Reforma aumenta conforto de hóspedes
A três minutos de caminhada da casa dos Wrubleschi está a da dona Mafalda Aparecida Machado, 66, onde ela mora com o neto de 12 anos. Apenas entre sábado e terça-feira da semana passada, ela abrigou 18 pessoas, vindos de Florianópolis, Criciúma, Brusque, Itajaí, São Paulo e do Paraná.
Informalmente, dona Mafalda, que já foi secretária de Turismo do município, faz esse serviço há oito anos. De lá para cá, investiu em reformas na casa para aumentar o conforto dos hóspedes. São cinco quartos com lençóis térmicos, dois banheiros, lareira e fogão à lenha. O preço médio é de R$ 150 por noite por casal, com café da manhã.
– Eu adoro. É muito gratificante.
Estado vai criar crédito para incentivar prática
Como o turismo ainda engatinha na Serra Catarinense e o volume de visitantes cresce principalmente com as previsões de frio intenso ou neve, ou seja, movimento sazonal, ainda é fraco o interesse de investidores no setor do turismo e as prefeituras têm pouca receita para investir no setor. O secretário de Estado de Turismo, Cultura e Esporte, Leonel Pavan, afirma que as hospedagens alternativas são uma forma de dar fôlego ao turismo regional.
A secretaria está cadastrando propriedades rurais na região de Concórdia e Araranguá. A intenção é estabelecer um convênio com o Banco Regional de Desenvolvimento do Extremo Sul (BRDE) para criar uma linha de crédito a moradores que queiram financiar obras de reforma ou ampliação em propriedades que tenham valor histórico ou cultural para as comunidades, além de espaço e intenção de abrigar visitantes.

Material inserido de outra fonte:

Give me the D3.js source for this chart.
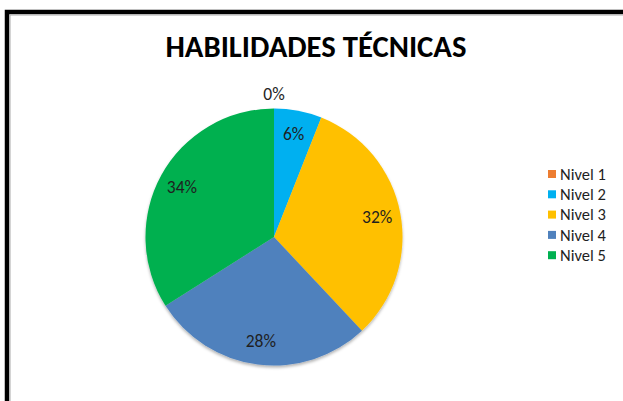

Segundo Pavan, o trabalho será gradativamente expandido para outras regiões do Estado e há a intenção de que até o próximo inverno alcance a Serra.
No dia 31, técnicos da secretaria vão promover capacitação com moradores de São Joaquim, que exercem os mais variados tipos de atividades, para ensinar a importância de abrir as portas para o turismo e a importância econômica da atividade.